Genesis 1:28 And God blessed them. And God said to them, "Be fruitful and multiply and fill the earth and subdue it and have dominion over the fish [fem.] of the sea and over the birds of the heavens and over every living thing that moves on the earth."

Genesis 9:2 The fear of you and the dread of you shall be upon every beast of the earth and upon every bird of the heavens, upon everything that creeps on the ground and all the fish [masc.] of the sea. Into your hand they are delivered.
 
I finally dug out my old 2nd edition of Gesenius. Section 122, particularly notes s and t, discuss variations of gender in nouns.
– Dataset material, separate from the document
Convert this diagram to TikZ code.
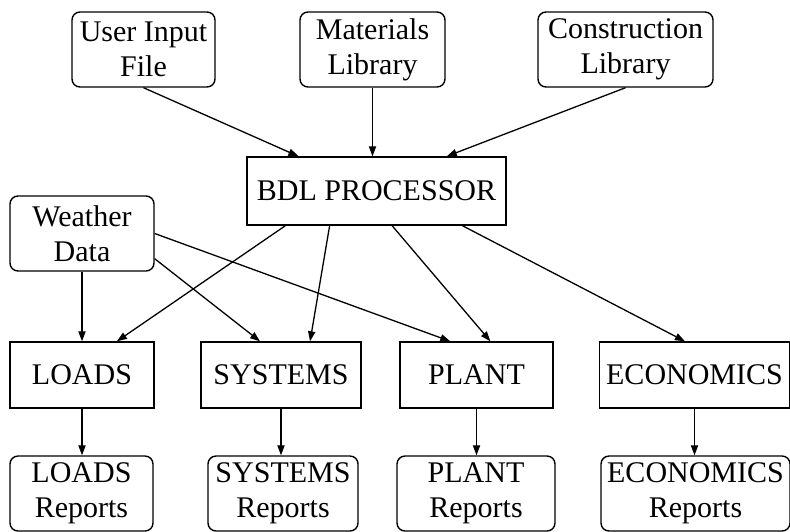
\documentclass[tikz,border=0pt]{standalone}
\usepackage{fontspec}
\setmainfont{Liberation Serif}
\usetikzlibrary{calc, arrows.meta}

\begin{document}
\begin{tikzpicture}[x=0.5pt, y=-0.5pt,
    every node/.style={font=\fontsize{15pt}{17.5pt}\selectfont, align=center, inner sep=0pt, line width=0.7pt},
    fileBox/.style={draw, rounded corners=4pt, minimum height=75*\px},
    moduleBox/.style={draw, rectangle, minimum height=66*\px},
    flowArrow/.style={line width=0.65pt, -{Triangle[length=5pt, width=3.6pt]}}]
    % One pixel of the layout
    \def\px{0.5pt}

    \useasboundingbox (0,0) rectangle (790,531);

    % Input files
    \node[fileBox, minimum width=143*\px] (userFile) at (143.5,49.5) {User Input\\File};
    \node[fileBox, minimum width=145*\px] (matLib) at (372.5,49.5) {Materials\\Library};
    \node[fileBox, minimum width=175*\px] (conLib) at (625.5,49.5) {Construction\\Library};
    \node[fileBox, minimum width=144*\px] (weather) at (82,233.5) {Weather\\Data};

    % Processor
    \node[moduleBox, minimum width=259*\px, minimum height=68*\px] (bdl) at (376.5,191) {BDL PROCESSOR};

    % Simulation modules
    \node[moduleBox, minimum width=144*\px] (loads) at (82,375) {LOADS};
    \node[moduleBox, minimum width=160*\px] (systems) at (281,375) {SYSTEMS};
    \node[moduleBox, minimum width=153*\px] (plant) at (476.5,375) {PLANT};
    \node[moduleBox, minimum width=190*\px] (econ) at (694.5,375) {ECONOMICS};

    % Reports
    \node[fileBox, minimum width=143*\px] (loadsRep) at (81.5,493.5) {LOADS\\Reports};
    \node[fileBox, minimum width=150*\px] (systemsRep) at (283,493.5) {SYSTEMS\\Reports};
    \node[fileBox, minimum width=158*\px] (plantRep) at (476,493.5) {PLANT\\Reports};
    \node[fileBox, minimum width=189*\px] (econRep) at (695.5,493.5) {ECONOMICS\\Reports};

    % Inputs into the processor
    \draw[flowArrow] (userFile.south) -- ($(bdl.north west)!0.2!(bdl.north east)$);
    \draw[flowArrow] (matLib.south) -- (matLib.south |- bdl.north);
    \draw[flowArrow] (conLib.south) -- ($(bdl.north west)!0.77!(bdl.north east)$);

    % Processor to modules
    \draw[flowArrow] ($(bdl.south west)!0.15!(bdl.south east)$) -- ($(loads.north west)!0.74!(loads.north east)$);
    \draw[flowArrow] ($(bdl.south west)!0.32!(bdl.south east)$) -- ($(systems.north west)!0.68!(systems.north east)$);
    \draw[flowArrow] ($(bdl.south west)!0.56!(bdl.south east)$) -- ($(plant.north west)!0.59!(plant.north east)$);
    \draw[flowArrow] ($(bdl.south west)!0.83!(bdl.south east)$) -- ($(econ.north west)!0.45!(econ.north east)$);

    % Weather data to modules
    \draw[flowArrow] (weather.south) -- (weather.south |- loads.north);
    \draw[flowArrow] ($(weather.north east)!0.83!(weather.south east)$) -- ($(systems.north west)!0.37!(systems.north east)$);
    \draw[flowArrow] (weather.east) -- ($(plant.north west)!0.33!(plant.north east)$);

    % Modules to reports
    \foreach \m in {loads, systems, plant, econ}
        \draw[flowArrow] (\m.south) -- (\m.south |- \m Rep.north);

\end{tikzpicture}
\end{document}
He notes Jon. 2:2 and more or less shrugs it off as an example of not so uncommon variation.

Elsewhere in the same section he notes that animals may take on a masculine gender if they are depicted as strong, and a feminine gender if the are depicted as weak. He notes the wild ass in Jeremiah 2:24 changes from male to female in the same passage, going from the epicene masculine use (as one would use for a class of animals) to the feminine for its behavior. (Note, I don't quite see it, myself). Elsewhere, the feminine form is used to denote a class of animals.
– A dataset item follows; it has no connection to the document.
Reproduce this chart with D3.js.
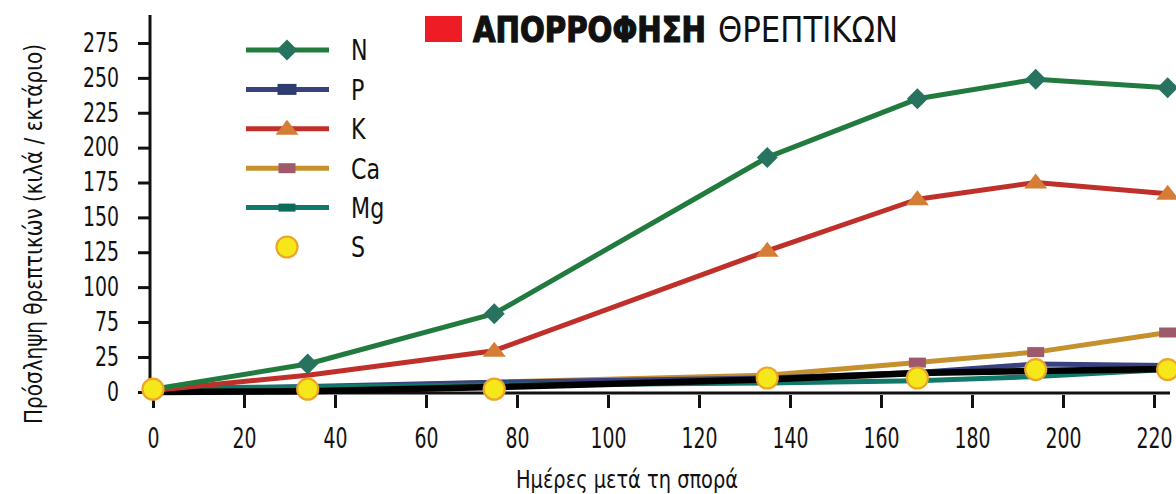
<!DOCTYPE html>
<html>
<head>
<meta charset="utf-8">
<script src="https://cdn.jsdelivr.net/npm/d3@7"></script>
<style>
  body { margin: 0; background: #fff; }
  text { font-family: "Liberation Sans Narrow", "DejaVu Sans Condensed", "Roboto Condensed", sans-serif; fill: #111; }
</style>
</head>
<body>
<script>
// days after sowing (x values shared by every series)
var days = [0, 34, 75, 135, 168, 194, 223];

// uptake, kg / ha
var valuesN  = [2, 20, 81, 193, 235, 249, 243];
var valuesP  = [1, 4, 7, 10, 14, 20, 19];
var valuesK  = [1, 12, 34, 126, 163, 175, 167];
var valuesCa = [1, 3, 7, 12, 21, 32, 60];
var valuesMg = [3, 3.5, 5, 6.5, 8, 11, 16];
var valuesS  = [2, 2, 2, 10, 10, 16, 16];
// the black line that runs along the bottom (no legend entry)
var valuesBlack = [0, 0.5, 3.5, 9, 13.5, 15, 16.5];

var xTicks = [0, 20, 40, 60, 80, 100, 120, 140, 160, 180, 200, 220];
// the original axis skips 50, so the scale is piecewise
var yTicks = [0, 25, 75, 100, 125, 150, 175, 200, 225, 250, 275];

var legendNames = ["N", "P", "K", "Ca", "Mg", "S"];

var svg = d3.select("body").append("svg")
  .attr("width", 1176)
  .attr("height", 494);

var x = d3.scaleLinear().domain([0, 220]).range([153, 1154]);
var y = d3.scaleLinear().domain([0, 25, 75, 275]).range([392, 357, 322, 43]);

// marker shapes
function diamond(s) {
  return "M0," + (-s) + "L" + s + ",0L0," + s + "L" + (-s) + ",0Z";
}
function triangle(w, h) {
  return "M0," + (-h * 0.6) + "L" + (w / 2) + "," + (h * 0.4) + "L" + (-w / 2) + "," + (h * 0.4) + "Z";
}
function rect(w, h) {
  return "M" + (-w / 2) + "," + (-h / 2) + "h" + w + "v" + h + "h" + (-w) + "Z";
}

// firstMarker: markers before this index are not drawn on the chart
var series = [
  { name: "Ca", values: valuesCa, line: "#c4912e", fill: "#9e5a6c", marker: rect(17, 10), firstMarker: 3 },
  { name: "P", values: valuesP, line: "#3a4180", fill: "#2f3c70", marker: rect(19, 11), firstMarker: 99 },
  { name: "Mg", values: valuesMg, line: "#11796a", fill: "#0d6b5e", marker: rect(17, 8), firstMarker: 99 },
  { name: "black", values: valuesBlack, line: "#000", width: 6.5 },
  { name: "K", values: valuesK, line: "#c0302a", fill: "#d57d36", marker: triangle(23, 15), firstMarker: 2 },
  { name: "N", values: valuesN, line: "#217a3e", fill: "#287360", marker: diamond(10.5), firstMarker: 1 }
];

var line = d3.line()
  .x(function(d, i) { return x(days[i]); })
  .y(function(d) { return y(d); });

// axes
var yAxis = svg.append("g")
  .attr("transform", "translate(150,0)")
  .call(d3.axisLeft(y).tickValues(yTicks).tickSize(12).tickPadding(19).tickSizeOuter(0));
yAxis.select(".domain").remove();
yAxis.selectAll("line").attr("stroke", "#111").attr("stroke-width", 3);
yAxis.selectAll("text")
  .style("font-size", "26px")
  .attr("textLength", function(d) { return String(d).length * 12; })
  .attr("lengthAdjust", "spacingAndGlyphs");

var xAxis = svg.append("g")
  .attr("transform", "translate(0,395)")
  .call(d3.axisBottom(x).tickValues(xTicks).tickSize(13).tickPadding(20).tickSizeOuter(0));
xAxis.select(".domain").remove();
xAxis.selectAll("line").attr("stroke", "#111").attr("stroke-width", 3);
xAxis.selectAll("text")
  .style("font-size", "28px")
  .attr("textLength", function(d) { return String(d).length * 12; })
  .attr("lengthAdjust", "spacingAndGlyphs");

svg.append("line")
  .attr("x1", 150).attr("x2", 150).attr("y1", 15).attr("y2", 394.5)
  .attr("stroke", "#111").attr("stroke-width", 3);
svg.append("line")
  .attr("x1", 148.5).attr("x2", 1170).attr("y1", 393).attr("y2", 393)
  .attr("stroke", "#111").attr("stroke-width", 3);

// series lines
svg.selectAll("path.series")
  .data(series)
  .enter()
  .append("path")
  .attr("class", "series")
  .attr("d", function(s) { return line(s.values); })
  .attr("fill", "none")
  .attr("stroke", function(s) { return s.line; })
  .attr("stroke-width", function(s) { return s.width || 5; })
  .attr("stroke-linejoin", "round");

// markers
series.forEach(function(s) {
  if (!s.marker) return;
  var pts = s.values.map(function(v, i) { return { day: days[i], v: v, i: i }; })
    .filter(function(p) { return p.i >= s.firstMarker; });
  svg.selectAll(null)
    .data(pts)
    .enter()
    .append("path")
    .attr("d", s.marker)
    .attr("transform", function(p) { return "translate(" + x(p.day) + "," + y(p.v) + ")"; })
    .attr("fill", s.fill);
});

svg.selectAll("circle.s")
  .data(valuesS)
  .enter()
  .append("circle")
  .attr("class", "s")
  .attr("cx", function(d, i) { return x(days[i]); })
  .attr("cy", function(d) { return y(d); })
  .attr("r", 10.5)
  .attr("fill", "#f6e71a")
  .attr("stroke", "#eba527")
  .attr("stroke-width", 2.2);

// legend
var legendSeries = {
  N: series[5], P: series[1], K: series[4], Ca: series[0], Mg: series[2]
};
var legend = svg.append("g");
legendNames.forEach(function(name, i) {
  var ly = 50 + i * 39.4;
  var s = legendSeries[name];
  if (s) {
    legend.append("line")
      .attr("x1", 246).attr("x2", 329).attr("y1", ly).attr("y2", ly)
      .attr("stroke", s.line).attr("stroke-width", 5);
    legend.append("path")
      .attr("d", s.marker)
      .attr("transform", "translate(287," + ly + ")")
      .attr("fill", s.fill);
  } else {
    legend.append("circle")
      .attr("cx", 287).attr("cy", ly).attr("r", 10.5)
      .attr("fill", "#f6e71a").attr("stroke", "#eba527").attr("stroke-width", 2.2);
  }
  legend.append("text")
    .attr("transform", "translate(351," + ly + ") scale(0.85,1)")
    .attr("dy", "0.36em")
    .style("font-size", "29px")
    .text(name);
});

// axis titles
svg.append("text")
  .attr("transform", "translate(42,234) rotate(-90)")
  .attr("text-anchor", "middle")
  .attr("textLength", 380).attr("lengthAdjust", "spacingAndGlyphs")
  .style("font-size", "25px")
  .text("Πρόσληψη θρεπτικών (κιλά / εκτάριο)");

svg.append("text")
  .attr("x", 627).attr("y", 488)
  .attr("text-anchor", "middle")
  .attr("textLength", 222).attr("lengthAdjust", "spacingAndGlyphs")
  .style("font-size", "25px")
  .text("Ημέρες μετά τη σπορά");

// title
svg.append("rect")
  .attr("x", 425).attr("y", 16).attr("width", 37).attr("height", 26)
  .attr("fill", "#ee1c25");
svg.append("text")
  .attr("x", 473).attr("y", 42)
  .attr("textLength", 233).attr("lengthAdjust", "spacingAndGlyphs")
  .style("font-size", "35px").style("font-weight", "bold")
  .style("stroke", "#111").style("stroke-width", 1.2)
  .text("ΑΠΟΡΡΟΦΗΣΗ");
svg.append("text")
  .attr("x", 718).attr("y", 42)
  .attr("textLength", 180).attr("lengthAdjust", "spacingAndGlyphs")
  .style("font-size", "35px")
  .text("ΘΡΕΠΤΙΚΩΝ");
</script>
</body>
</html>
Having hung out with desert Arabs and being exposed to their storytelling techniques, I think it is more a literary technique than anything else. A guess: when Jonah was tossed into the belly of the fish, the masculine form was used to denote the abruptness of it all. When Jonah is confined, helpless, and without anything but prayer for an option, the feminine use seems more appropriate. It certainly sounds good as a sentence, sort of plaintive and despairing. And when the fish vomits him back out, the masculine form seems more suitable.

But, I'm sure somewhere someone has a dissertation on all this. I personally think it doesn't have any exegetical significance.
 
Thanks for the research -- and particularly the Jer. 2 reference. I need to look into that one.
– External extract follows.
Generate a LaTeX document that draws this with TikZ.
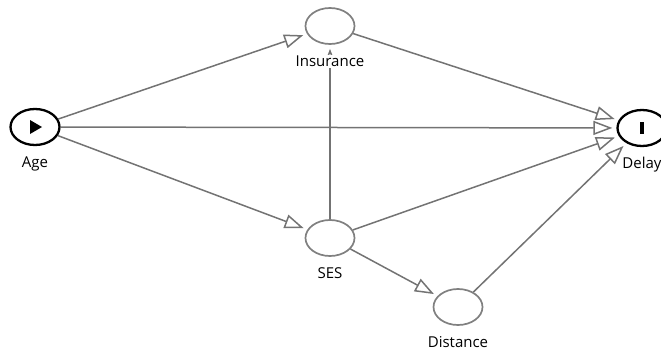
\documentclass[tikz,border=0pt]{standalone}
\usepackage{fontspec}
\setmainfont{Open Sans}
\usetikzlibrary{shapes.geometric,arrows.meta}
\definecolor{dagline}{RGB}{115,115,115}
\definecolor{dagnode}{RGB}{128,128,128}
\tikzset{
  var/.style={ellipse, draw=dagnode, line width=1.7pt,
              minimum width=49pt, minimum height=36pt, inner sep=0pt},
  expo/.style={var, draw=black, line width=2.3pt},
  lbl/.style={fill=white, inner sep=1pt, anchor=mid,
              font=\fontsize{15}{17}\selectfont},
  edge/.style={draw=dagline, line width=1.5pt, shorten >=4pt,
               -{Triangle[open, length=19pt, width=14pt]}}
}

\begin{document}
\begin{tikzpicture}[x=1pt, y=-1pt]
        \useasboundingbox (0,0) rectangle (661,356);
        \node[expo] (age)       at (35,127)  {};    %exposure
        \node[expo] (delay)     at (642,128) {};    %outcome
        \node[var]  (insurance) at (330,26)  {};
        \node[var]  (ses)       at (330,238) {};
        \node[var]  (distance)  at (458,307) {};
        % markers inside exposure and outcome
        \fill ([shift={(-5,-7)}]age.center) -- ([shift={(7,0)}]age.center)
              -- ([shift={(-5,7)}]age.center) -- cycle;
        \fill ([shift={(-2,-6)}]delay.center) rectangle ([shift={(2,6)}]delay.center);
        % edges
        \draw[edge] (age) -- (insurance);
        \draw[edge] (age) -- (delay);
        \draw[edge] (age) -- (ses);
        \draw[edge] (insurance) -- (delay);
        \draw[edge] (ses) -- (insurance);
        \draw[edge] (ses) -- (delay);
        \draw[edge] (ses) -- (distance);
        \draw[edge] (distance) -- (delay);
        % labels
        \node[lbl] (agelbl)       at ([yshift=-38pt]age.center)       {Age};
        \node[lbl] (delaylbl)     at ([yshift=-38pt]delay.center)     {Delay};
        \node[lbl] (insurancelbl) at ([yshift=-38pt]insurance.center) {Insurance};
        \node[lbl] (seslbl)       at ([yshift=-38pt]ses.center)       {SES};
        \node[lbl] (distancelbl)  at ([yshift=-38pt]distance.center)  {Distance};
    \end{tikzpicture}
\end{document}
I finally dug out my old 2nd edition of Gesenius. Section 122, particularly notes s and t, discuss variations of gender in nouns. He notes Jon. 2:2 and more or less shrugs it off as an example of not so uncommon variation.

Elsewhere in the same section he notes that animals may take on a masculine gender if they are depicted as strong, and a feminine gender if the are depicted as weak. He notes the wild ass in Jeremiah 2:24 changes from male to female in the same passage, going from the epicene masculine use (as one would use for a class of animals) to the feminine for its behavior. (Note, I don't quite see it, myself). Elsewhere, the feminine form is used to denote a class of animals.

Having hung out with desert Arabs and being exposed to their storytelling techniques, I think it is more a literary technique than anything else. A guess: when Jonah was tossed into the belly of the fish, the masculine form was used to denote the abruptness of it all. When Jonah is confined, helpless, and without anything but prayer for an option, the feminine use seems more appropriate. It certainly sounds good as a sentence, sort of plaintive and despairing. And when the fish vomits him back out, the masculine form seems more suitable.

But, I'm sure somewhere someone has a dissertation on all this. I personally think it doesn't have any exegetical significance.